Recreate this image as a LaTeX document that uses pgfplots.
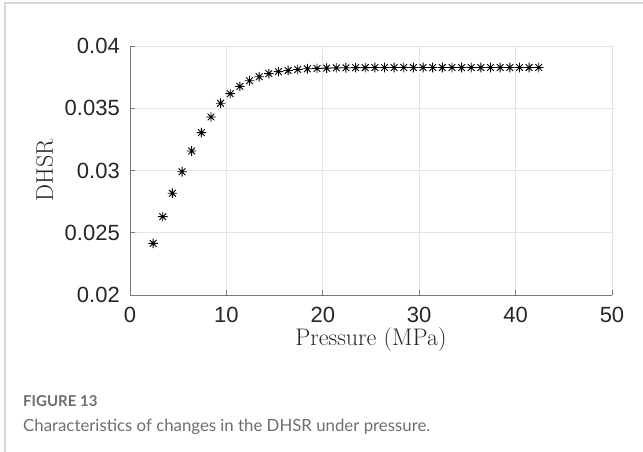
\documentclass[border=0pt]{standalone}
\usepackage{pgfplots}
\pgfplotsset{compat=1.18}
\usepackage{fontspec}
\newfontfamily\ticksans{Liberation Sans}
\newfontfamily\capfont{Lato}

\definecolor{gridgray}{RGB}{228,228,228}
\definecolor{axgray}{RGB}{120,120,120}
\definecolor{capgray}{RGB}{110,110,110}
\definecolor{framegray}{RGB}{215,215,215}

% MATLAB-style '*' marker: a plus and a cross on top of each other
\pgfdeclareplotmark{mstar}{%
  \pgfpathmoveto{\pgfqpoint{-\pgfplotmarksize}{0pt}}%
  \pgfpathlineto{\pgfqpoint{\pgfplotmarksize}{0pt}}%
  \pgfpathmoveto{\pgfqpoint{0pt}{-\pgfplotmarksize}}%
  \pgfpathlineto{\pgfqpoint{0pt}{\pgfplotmarksize}}%
  \pgfpathmoveto{\pgfqpoint{-.7\pgfplotmarksize}{-.7\pgfplotmarksize}}%
  \pgfpathlineto{\pgfqpoint{.7\pgfplotmarksize}{.7\pgfplotmarksize}}%
  \pgfpathmoveto{\pgfqpoint{-.7\pgfplotmarksize}{.7\pgfplotmarksize}}%
  \pgfpathlineto{\pgfqpoint{.7\pgfplotmarksize}{-.7\pgfplotmarksize}}%
  \pgfusepathqstroke}

\begin{document}
\begin{tikzpicture}
\path[use as bounding box] (0,0) rectangle (643bp,452bp);
% light frame of the figure panel
\draw[framegray,line width=1.2bp] (5bp,0) -- (5bp,449bp) -- (643bp,449bp);

\begin{axis}[at={(130bp,157bp)},anchor=south west,
  scale only axis,width=482bp,height=249bp,
  xmin=0,xmax=50,ymin=0.02,ymax=0.04,
  xtick={0,10,...,50},ytick={0.02,0.025,...,0.04},
  yticklabels={0.02,0.025,0.03,0.035,0.04},
  scaled y ticks=false,
  axis x line*=bottom,axis y line*=left,
  axis line style={axgray,line width=0.8bp,-},
  tick align=inside,tick style={axgray,line width=0.8bp},
  major tick length=5bp,
  grid=major,grid style={gridgray,line width=0.8bp},
  ticklabel style={font=\ticksans\fontsize{22bp}{23bp}\selectfont,text=black!85,inner sep=0pt},
  xticklabel style={anchor=north,yshift=-12bp},
  yticklabel style={anchor=east,xshift=-10bp},
  /pgf/number format/assume math mode=true,
  xlabel={Pressure (MPa)},ylabel={DHSR},
  label style={font=\fontsize{24bp}{26bp}\selectfont,text=black!85,inner sep=0pt},
  xlabel style={at={(axis description cs:0.5,-0.2008)},anchor=base},
  ylabel style={at={(axis description cs:-0.1598,0.5)},anchor=base},
  clip=false]
\addplot[only marks,mark=mstar,mark size=4.8bp,mark options={black,line width=0.9bp}]
coordinates {
(2.4,0.02415)(3.4,0.02629)(4.4,0.02817)(5.4,0.02990)(6.4,0.03157)
(7.4,0.03304)(8.4,0.03430)(9.4,0.03540)(10.4,0.03617)(11.4,0.03676)
(12.4,0.03721)(13.4,0.03753)(14.4,0.03778)(15.4,0.03794)(16.4,0.03803)
(17.4,0.03811)(18.4,0.03817)(19.4,0.03820)(20.4,0.03822)(21.4,0.03824)
(22.4,0.03825)(23.4,0.03826)(24.4,0.03826)(25.4,0.03827)(26.4,0.03827)
(27.4,0.03827)(28.4,0.03827)(29.4,0.03827)(30.4,0.03827)(31.4,0.03827)
(32.4,0.03827)(33.4,0.03827)(34.4,0.03827)(35.4,0.03827)(36.4,0.03827)
(37.4,0.03827)(38.4,0.03827)(39.4,0.03827)(40.4,0.03827)(41.4,0.03827)
(42.4,0.03827)};
\end{axis}

\node[anchor=base west,inner sep=0,text=capgray,font=\capfont\bfseries\fontsize{15bp}{17bp}\selectfont] at (23bp,452bp-407bp) {FIGURE 13};
\node[anchor=base west,inner sep=0,text=capgray,font=\capfont\fontsize{16.8bp}{20bp}\selectfont] at (23bp,452bp-431bp) {Characteristics of changes in the DHSR under pressure.};
\end{tikzpicture}
\end{document}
------
The exercise: Quote the data above in full, leaving out the pictures it holds.

Final result:
Recreate this image as a LaTeX document that uses pgfplots.
\documentclass[border=0pt]{standalone}
\usepackage{pgfplots}
\pgfplotsset{compat=1.18}
\usepackage{fontspec}
\newfontfamily\ticksans{Liberation Sans}
\newfontfamily\capfont{Lato}

\definecolor{gridgray}{RGB}{228,228,228}
\definecolor{axgray}{RGB}{120,120,120}
\definecolor{capgray}{RGB}{110,110,110}
\definecolor{framegray}{RGB}{215,215,215}

% MATLAB-style '*' marker: a plus and a cross on top of each other
\pgfdeclareplotmark{mstar}{%
  \pgfpathmoveto{\pgfqpoint{-\pgfplotmarksize}{0pt}}%
  \pgfpathlineto{\pgfqpoint{\pgfplotmarksize}{0pt}}%
  \pgfpathmoveto{\pgfqpoint{0pt}{-\pgfplotmarksize}}%
  \pgfpathlineto{\pgfqpoint{0pt}{\pgfplotmarksize}}%
  \pgfpathmoveto{\pgfqpoint{-.7\pgfplotmarksize}{-.7\pgfplotmarksize}}%
  \pgfpathlineto{\pgfqpoint{.7\pgfplotmarksize}{.7\pgfplotmarksize}}%
  \pgfpathmoveto{\pgfqpoint{-.7\pgfplotmarksize}{.7\pgfplotmarksize}}%
  \pgfpathlineto{\pgfqpoint{.7\pgfplotmarksize}{-.7\pgfplotmarksize}}%
  \pgfusepathqstroke}

\begin{document}
\begin{tikzpicture}
\path[use as bounding box] (0,0) rectangle (643bp,452bp);
% light frame of the figure panel
\draw[framegray,line width=1.2bp] (5bp,0) -- (5bp,449bp) -- (643bp,449bp);

\begin{axis}[at={(130bp,157bp)},anchor=south west,
  scale only axis,width=482bp,height=249bp,
  xmin=0,xmax=50,ymin=0.02,ymax=0.04,
  xtick={0,10,...,50},ytick={0.02,0.025,...,0.04},
  yticklabels={0.02,0.025,0.03,0.035,0.04},
  scaled y ticks=false,
  axis x line*=bottom,axis y line*=left,
  axis line style={axgray,line width=0.8bp,-},
  tick align=inside,tick style={axgray,line width=0.8bp},
  major tick length=5bp,
  grid=major,grid style={gridgray,line width=0.8bp},
  ticklabel style={font=\ticksans\fontsize{22bp}{23bp}\selectfont,text=black!85,inner sep=0pt},
  xticklabel style={anchor=north,yshift=-12bp},
  yticklabel style={anchor=east,xshift=-10bp},
  /pgf/number format/assume math mode=true,
  xlabel={Pressure (MPa)},ylabel={DHSR},
  label style={font=\fontsize{24bp}{26bp}\selectfont,text=black!85,inner sep=0pt},
  xlabel style={at={(axis description cs:0.5,-0.2008)},anchor=base},
  ylabel style={at={(axis description cs:-0.1598,0.5)},anchor=base},
  clip=false]
\addplot[only marks,mark=mstar,mark size=4.8bp,mark options={black,line width=0.9bp}]
coordinates {
(2.4,0.02415)(3.4,0.02629)(4.4,0.02817)(5.4,0.02990)(6.4,0.03157)
(7.4,0.03304)(8.4,0.03430)(9.4,0.03540)(10.4,0.03617)(11.4,0.03676)
(12.4,0.03721)(13.4,0.03753)(14.4,0.03778)(15.4,0.03794)(16.4,0.03803)
(17.4,0.03811)(18.4,0.03817)(19.4,0.03820)(20.4,0.03822)(21.4,0.03824)
(22.4,0.03825)(23.4,0.03826)(24.4,0.03826)(25.4,0.03827)(26.4,0.03827)
(27.4,0.03827)(28.4,0.03827)(29.4,0.03827)(30.4,0.03827)(31.4,0.03827)
(32.4,0.03827)(33.4,0.03827)(34.4,0.03827)(35.4,0.03827)(36.4,0.03827)
(37.4,0.03827)(38.4,0.03827)(39.4,0.03827)(40.4,0.03827)(41.4,0.03827)
(42.4,0.03827)};
\end{axis}

\node[anchor=base west,inner sep=0,text=capgray,font=\capfont\bfseries\fontsize{15bp}{17bp}\selectfont] at (23bp,452bp-407bp) {FIGURE 13};
\node[anchor=base west,inner sep=0,text=capgray,font=\capfont\fontsize{16.8bp}{20bp}\selectfont] at (23bp,452bp-431bp) {Characteristics of changes in the DHSR under pressure.};
\end{tikzpicture}
\end{document}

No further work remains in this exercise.